Published in PC Hardware

AMD must remain armless

by on03 May 2011


ARM not going to get into AMD
Analysts have dismissed media speculation that AMD is going to move to Arm based chip designs. In a report penned by GLD Research, the company said that it did not take much analysis to be convinced there is little here that will dramatically help AMD or ARM.

ARM would come out better but AMD would be mostly working outside of its depth. For more than 30 years, AMD had focused on personal computers and servers, using advanced versions of the x86 processor of its own design chasing behind and occasionally getting ahead of Intel, the report notes. But the operating systems, applications, and any other software written for x86 processors cannot be run on any other processor without massive efforts in re-writing and testing, making it totally impractical and ineffective.
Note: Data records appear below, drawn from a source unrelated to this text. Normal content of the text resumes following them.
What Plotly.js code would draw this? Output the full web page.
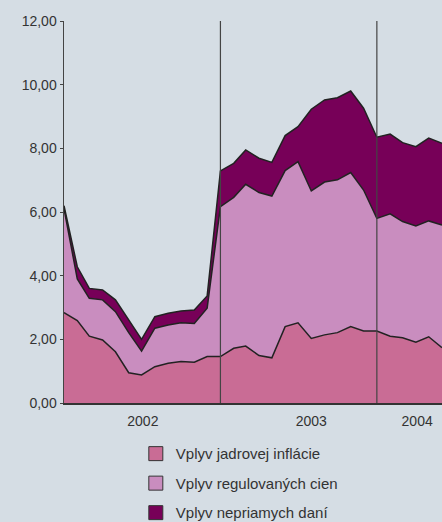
<!DOCTYPE html>
<html>
<head>
<meta charset="utf-8">
<script src="https://cdn.plot.ly/plotly-3.0.1.min.js"></script>
<style>html,body{margin:0;padding:0;background:#D5DDE4;}#chart{width:442px;height:522px;}</style>
</head>
<body>
<div id="chart"></div>
<script>
const months = [
  '2002-01-01','2002-02-01','2002-03-01','2002-04-01','2002-05-01','2002-06-01',
  '2002-07-01','2002-08-01','2002-09-01','2002-10-01','2002-11-01','2002-12-01',
  '2003-01-01','2003-02-01','2003-03-01','2003-04-01','2003-05-01','2003-06-01',
  '2003-07-01','2003-08-01','2003-09-01','2003-10-01','2003-11-01','2003-12-01',
  '2004-01-01','2004-02-01','2004-03-01','2004-04-01','2004-05-01','2004-06-01'
];
const coreInflation = [
  2.84, 2.59, 2.10, 1.98, 1.61, 0.95, 0.88, 1.14, 1.25, 1.30, 1.28, 1.46,
  1.46, 1.72, 1.79, 1.49, 1.42, 2.40, 2.52, 2.03, 2.14, 2.21, 2.40, 2.26,
  2.26, 2.10, 2.05, 1.91, 2.08, 1.74
];
const regulatedPrices = [
  3.26, 1.31, 1.19, 1.26, 1.26, 1.26, 0.75, 1.21, 1.20, 1.22, 1.22, 1.52,
  4.71, 4.74, 5.08, 5.12, 5.08, 4.90, 5.06, 4.63, 4.80, 4.80, 4.84, 4.43,
  3.54, 3.84, 3.65, 3.65, 3.64, 3.85
];
const indirectTaxes = [
  0.10, 0.38, 0.31, 0.31, 0.37, 0.40, 0.37, 0.36, 0.37, 0.37, 0.42, 0.38,
  1.12, 1.07, 1.08, 1.08, 1.06, 1.10, 1.10, 2.57, 2.58, 2.58, 2.56, 2.57,
  2.55, 2.51, 2.48, 2.49, 2.60, 2.57
];
const seriesNames = ['Vplyv jadrovej inflácie', 'Vplyv regulovaných cien', 'Vplyv nepriamych daní'];
const seriesColors = ['#C96C95', '#C98DBF', '#770058'];
const xTickVals = ['2002-07-04', '2003-08-01', '2004-04-04'];
const xTickText = ['2002', '2003', '2004'];
const yearBreaks = ['2003-01-01', '2004-01-01'];

const seriesValues = [coreInflation, regulatedPrices, indirectTaxes];
const traces = [];
seriesValues.forEach((vals, i) => {
  traces.push({
    type: 'scatter', mode: 'lines', x: months, y: vals,
    stackgroup: 'one', fillcolor: seriesColors[i],
    line: {color: '#222', width: 1.5},
    name: seriesNames[i], showlegend: false, hoverinfo: 'skip'
  });
});
seriesNames.forEach((nm, i) => {
  traces.push({
    type: 'scatter', mode: 'markers', x: [null], y: [null],
    name: nm, legendgroup: 'g' + i, showlegend: true,
    marker: {symbol: 'square', size: 14, color: seriesColors[i], line: {color: '#333', width: 1}}
  });
});

const shapes = yearBreaks.map(d => ({
  type: 'line', xref: 'x', yref: 'y', x0: d, x1: d, y0: 0, y1: 12,
  line: {color: '#444', width: 1.2}, layer: 'above'
}));

const layout = {
  width: 442, height: 522,
  paper_bgcolor: '#D5DDE4', plot_bgcolor: '#D5DDE4',
  margin: {l: 64, r: 0, t: 21, b: 119, autoexpand: false},
  separators: ', ',
  font: {family: 'Liberation Sans, Arial, sans-serif', size: 14, color: '#333'},
  xaxis: {
    type: 'date', range: ['2002-01-01', '2004-06-01'],
    showgrid: false, zeroline: false,
    showline: true, linecolor: '#333', linewidth: 2,
    tickmode: 'array', tickvals: xTickVals, ticktext: xTickText,
    ticks: '', ticklabelstandoff: 4, tickfont: {size: 14, color: '#333'}
  },
  yaxis: {
    range: [0, 12], dtick: 2, tickformat: '.2f',
    showgrid: false, zeroline: false,
    showline: true, linecolor: '#444', linewidth: 1.5,
    ticks: 'outside', ticklen: 3, tickcolor: '#444', tickwidth: 1,
    tickfont: {size: 14, color: '#333'}
  },
  shapes: shapes,
  showlegend: true,
  legend: {
    x: 0.19, xanchor: 'left', y: -0.09, yanchor: 'top',
    bgcolor: 'rgba(0,0,0,0)', font: {size: 15, color: '#333'},
    traceorder: 'grouped', tracegroupgap: 7, itemwidth: 30
  }
};

Plotly.newPlot('chart', traces, layout, {displayModeBar: false, staticPlot: true});
</script>
</body>
</html>
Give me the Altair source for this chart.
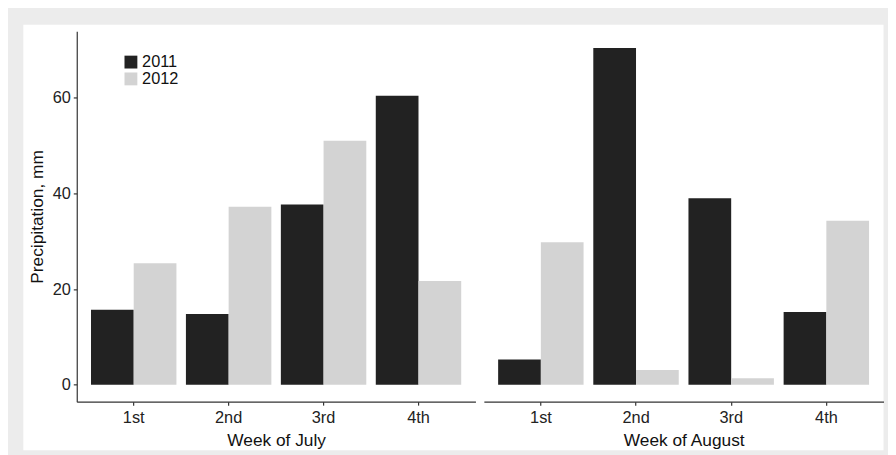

ARM processor architecture is too different from the x86, as are all other processors. While it is nearly a de facto standard in embedded electronic systems where AMD has no links. ARM processors are known for being thrifty in terms of power consumption. Their power is measured in milliwatts, not the tens of carefully-throttled watts of x86 horsepower. AMD once had non-x86 processors, even a version of the MIPS architecture which also drew the whisper of power that ARM processors can, but AMD was completely unsuccessful finding sustainable markets for its Alchemy chips, the report noted.

It would not be the first x86 designer to waste cash trying to chase after ARM either. Intel invested a small fortune into the ARM architecture it called XScale and put its marketing muscle behind winning designs in the personal digital assistant (PDA) and smart phone market. After a few short years, Intel abandoned the effort and flogged its its portion to Marvell. The report said that AMD would be starting flat-footed in both the markets and processors of the ARM architecture, so putting an ARM in AMD’s pocket is not likely to set them up to succeed, especially since there are dozens of traditional embedded processor merchants fighting.